Am in UK at the moment and have spent a very splendid afternoon with some life long friends over some alcoholic beverages. Got back to my mothers house to make her some dinner and noticed she had some ear cleaning buds in a cupboard I was trying to find something in. Took the ear buds to clean chimney on my sub tank mini only to discover later that she had used it to clean her dodgy ear. Have spent the last couple of hours vaping a concoction of Paulies pistachio ice cream and my mams earwax. Please excuse me while I go and have a barf in the toilet.

Reactions: Winner 1 | Funny 14


----------



## RichJB (16/6/17)

Flavour notes? Recommended percentage? 

Glad to hear you're having a good time with old friends, etc, @Neal. Think of us freezing our butts off down south while you bask in the warmth of the NH summer. Although, knowing Blighty, it's probably bucketing down and freezing.

Reactions: Like 1 | Funny 3


----------



## aktorsyl (16/6/17)

Neal said:


> Hello lads and lasses,
> 
> Am in UK at the moment and have spent a very splendid afternoon with some life long friends over some alcoholic beverages. Got back to my mothers house to make her some dinner and noticed she had some ear cleaning buds in a cupboard I was trying to find something in. Took the ear buds to clean chimney on my sub tank mini only to discover later that she had used it to clean her dodgy ear. Have spent the last couple of hours vaping a concoction of Paulies pistachio ice cream and my mams earwax. Please excuse me while I go and have a barf in the toilet.


I literally spent the last 5 minutes laughing helplessly. Whenever I try to stop, it just starts again

Reactions: Like 1


----------



## Petrus (16/6/17)

@Neal, I forgot to mention the recommended steap time for RY4 is one month. Please dude don't clean that chimney

Reactions: Funny 2


----------



## zadiac (16/6/17)

Neal said:


> Hello lads and lasses,
> 
> Am in UK at the moment and have spent a very splendid afternoon with some life long friends over some alcoholic beverages. Got back to my mothers house to make her some dinner and noticed she had some ear cleaning buds in a cupboard I was trying to find something in. Took the ear buds to clean chimney on my sub tank mini only to discover later that she had used it to clean her dodgy ear. Have spent the last couple of hours vaping a concoction of Paulies pistachio ice cream and my mams earwax. Please excuse me while I go and have a barf in the toilet.

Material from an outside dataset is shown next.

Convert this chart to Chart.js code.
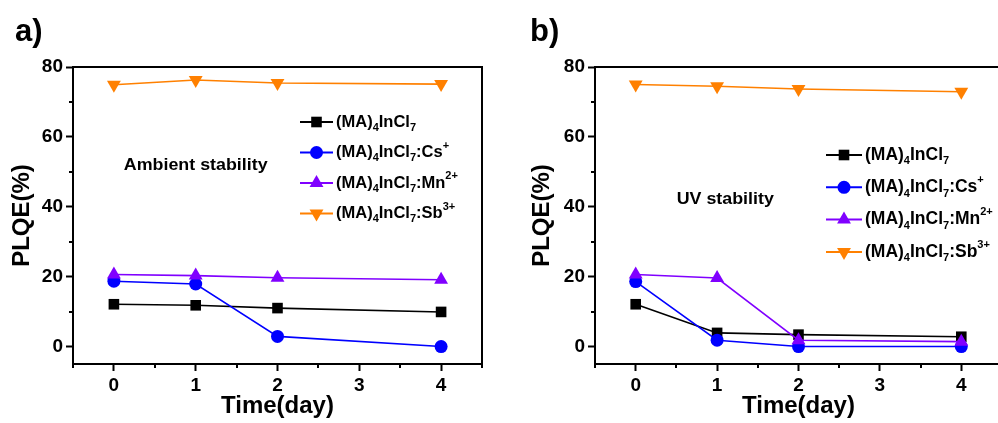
<!DOCTYPE html>
<html>
<head>
<meta charset="utf-8">
<script src="https://cdn.jsdelivr.net/npm/chart.js@4.4.1/dist/chart.umd.min.js"></script>
<style>
	body { margin: 0; background: #fff; overflow: hidden; }
	#wrap { position: relative; width: 998px; height: 423px; overflow: hidden; }
	#chartA { position: absolute; left: 0; top: 0; }
	#chartB { position: absolute; left: 500px; top: 0; }
</style>
</head>
<body>
<div id="wrap">
	<canvas id="chartA" width="500" height="423"></canvas>
	<canvas id="chartB" width="522" height="423"></canvas>
</div>
<script>
const days = [0, 1, 2, 4];
const xTicks = [0, 1, 2, 3, 4];
const xMinor = [-0.5, 0.5, 1.5, 2.5, 3.5, 4.5];
const yTicks = [0, 20, 40, 60, 80];
const yMinor = [10, 30, 50, 70];

// a) ambient stability
const ambPure = [12.1, 11.8, 11.0, 9.9];
const ambCs = [18.7, 17.9, 2.9, 0];
const ambMn = [20.6, 20.3, 19.7, 19.1];
const ambSb = [74.9, 76.3, 75.4, 75.1];

// b) UV stability
const uvPure = [12.1, 3.9, 3.4, 2.8];
const uvCs = [18.6, 1.8, 0, 0];
const uvMn = [20.6, 19.6, 1.8, 1.4];
const uvSb = [75.0, 74.5, 73.7, 72.9];

const seriesNames = ["(MA)4InCl7", "(MA)4InCl7:Cs+", "(MA)4InCl7:Mn2+", "(MA)4InCl7:Sb3+"];
const legendParts = [
	[["(MA)", "n"], ["4", "sub"], ["InCl", "n"], ["7", "sub"]],
	[["(MA)", "n"], ["4", "sub"], ["InCl", "n"], ["7", "sub"], [":Cs", "n"], ["+", "sup"]],
	[["(MA)", "n"], ["4", "sub"], ["InCl", "n"], ["7", "sub"], [":Mn", "n"], ["2+", "sup"]],
	[["(MA)", "n"], ["4", "sub"], ["InCl", "n"], ["7", "sub"], [":Sb", "n"], ["3+", "sup"]],
];
const seriesColors = ["#000000", "#0000ff", "#8000ff", "#ff8000"];
const seriesStyles = ["rect", "circle", "triangle", "triangle"];
const seriesRotation = [0, 0, 0, 180];
const seriesRadius = [7.5, 6.5, 8, 8];

const FONT = "'Liberation Sans', Arial, Helvetica, sans-serif";
Chart.defaults.font.family = FONT;
Chart.defaults.font.weight = "bold";
Chart.defaults.color = "#000";

function drawRichText(ctx, parts, x, y, size) {
	let cx = x;
	const small = Math.round(size * 0.64);
	parts.forEach(([txt, kind]) => {
		ctx.font = `bold ${kind === "n" ? size : small}px ${FONT}`;
		let dy = 0;
		if (kind === "sub") dy = size * 0.36;
		if (kind === "sup") dy = -size * 0.42;
		ctx.fillText(txt, cx, y + dy);
		cx += ctx.measureText(txt).width;
	});
}

const frameAndExtras = {
	id: "frameAndExtras",
	afterDraw(chart, args, opts) {
		const { ctx, chartArea: a, scales } = chart;
		const x = scales.x, y = scales.y;
		ctx.save();
		ctx.strokeStyle = "#000";
		ctx.lineWidth = 2;
		ctx.beginPath();
		// top and right frame lines
		ctx.moveTo(a.left, a.top);
		ctx.lineTo(a.right, a.top);
		ctx.lineTo(a.right, a.bottom);
		// minor ticks
		xMinor.forEach((v) => {
			const px = Math.round(x.getPixelForValue(v));
			ctx.moveTo(px, a.bottom);
			ctx.lineTo(px, a.bottom + 4);
		});
		yMinor.forEach((v) => {
			const py = Math.round(y.getPixelForValue(v));
			ctx.moveTo(a.left, py);
			ctx.lineTo(a.left - 4, py);
		});
		ctx.stroke();

		// panel label
		ctx.fillStyle = "#000";
		ctx.textBaseline = "alphabetic";
		ctx.textAlign = "left";
		ctx.font = `bold 31px ${FONT}`;
		ctx.fillText(opts.panel, opts.panelX, 41);

		// annotation
		ctx.font = `bold 17px ${FONT}`;
		ctx.textAlign = "center";
		ctx.textBaseline = "middle";
		ctx.save();
		ctx.translate(x.getPixelForValue(opts.noteAt[0]), y.getPixelForValue(opts.noteAt[1]));
		ctx.scale(1.05, 1);
		ctx.fillText(opts.note, 0, 0);
		ctx.restore();

		// legend
		ctx.textAlign = "left";
		chart.data.datasets.forEach((ds, i) => {
			const ly = a.top + opts.legendTop + i * opts.legendGap;
			const lx = a.left + opts.legendLeft;
			ctx.strokeStyle = ds.borderColor;
			ctx.lineWidth = 2;
			ctx.beginPath();
			ctx.moveTo(lx, ly);
			ctx.lineTo(lx + opts.legendLine, ly);
			ctx.stroke();
			ctx.fillStyle = ds.borderColor;
			Chart.helpers.drawPoint(ctx, {
				pointStyle: ds.pointStyle,
				rotation: ds.pointRotation,
				radius: ds.pointRadius,
				borderWidth: 0,
			}, lx + opts.legendLine / 2, ly);
			ctx.fillStyle = "#000";
			drawRichText(ctx, legendParts[i], lx + opts.legendLine + 3, ly, opts.legendFont);
		});
		ctx.restore();
	},
};

function makeDatasets(values) {
	return values.map((vals, i) => ({
		label: seriesNames[i],
		data: days.map((d, j) => ({ x: d, y: vals[j] })),
		borderColor: seriesColors[i],
		backgroundColor: seriesColors[i],
		borderWidth: 1.6,
		pointStyle: seriesStyles[i],
		pointRotation: seriesRotation[i],
		pointRadius: seriesRadius[i],
		pointBorderWidth: 0,
		order: values.length - i,
	}));
}

function makeChart(id, values, extras, yWidth, titlePad) {
	return new Chart(document.getElementById(id), {
		type: "line",
		data: { datasets: makeDatasets(values) },
		options: {
			responsive: false,
			animation: false,
			events: [],
			layout: { padding: { top: 67, right: extras.padRight, left: 0, bottom: 0 } },
			plugins: {
				legend: { display: false },
				tooltip: { enabled: false },
				frameAndExtras: extras,
			},
			scales: {
				x: {
					type: "linear",
					min: -0.5,
					max: 4.5,
					afterBuildTicks: (s) => { s.ticks = xTicks.map((v) => ({ value: v })); },
					afterFit: (s) => { s.height = 59; },
					ticks: { font: { size: 19, weight: "bold" }, padding: 3, color: "#000" },
					grid: { drawOnChartArea: false, drawTicks: true, tickLength: 7, tickWidth: 2, tickColor: "#000" },
					border: { display: true, color: "#000", width: 2 },
					title: { display: true, text: "Time(day)", font: { size: 24, weight: "bold" }, color: "#000", padding: { top: 0, bottom: 2 } },
				},
				y: {
					type: "linear",
					min: -5,
					max: 80,
					afterBuildTicks: (s) => { s.ticks = yTicks.map((v) => ({ value: v })); },
					afterFit: (s) => { s.width = yWidth; },
					ticks: { font: { size: 19, weight: "bold" }, padding: 3, color: "#000" },
					grid: { drawOnChartArea: false, drawTicks: true, tickLength: 7, tickWidth: 2, tickColor: "#000" },
					border: { display: true, color: "#000", width: 2 },
					title: { display: true, text: "PLQE(%)", font: { size: 24, weight: "bold" }, color: "#000", padding: { top: titlePad, bottom: 0 } },
				},
			},
		},
		plugins: [frameAndExtras],
	});
}

makeChart("chartA", [ambPure, ambCs, ambMn, ambSb], {
	panel: "a)", panelX: 15, note: "Ambient stability", noteAt: [1.0, 52],
	legendLeft: 227, legendTop: 55, legendGap: 30.5, legendLine: 33, legendFont: 16.5, padRight: 18,
}, 73, 8);

makeChart("chartB", [uvPure, uvCs, uvMn, uvSb], {
	panel: "b)", panelX: 30, note: "UV stability", noteAt: [1.1, 42],
	legendLeft: 231, legendTop: 88, legendGap: 32.3, legendLine: 36, legendFont: 17.5, padRight: 20,
}, 95, 28);
</script>
</body>
</html>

Thanks for oversharing. Now I'm feeling sick

Reactions: Can relate 1


----------



## Neal (16/6/17)

zadiac said:


> Thanks for oversharing. Now I'm feeling sick



Sorry mate, did not mean to gross you out. If you are feeling sick how do you think I feel this morning with a hangover and a vague recollection of what happened. Have dismantled tank and is soaking in a glass with some sterodent. If I find my mams teeth in there when I come to put tank back together it is definitely going in the bin.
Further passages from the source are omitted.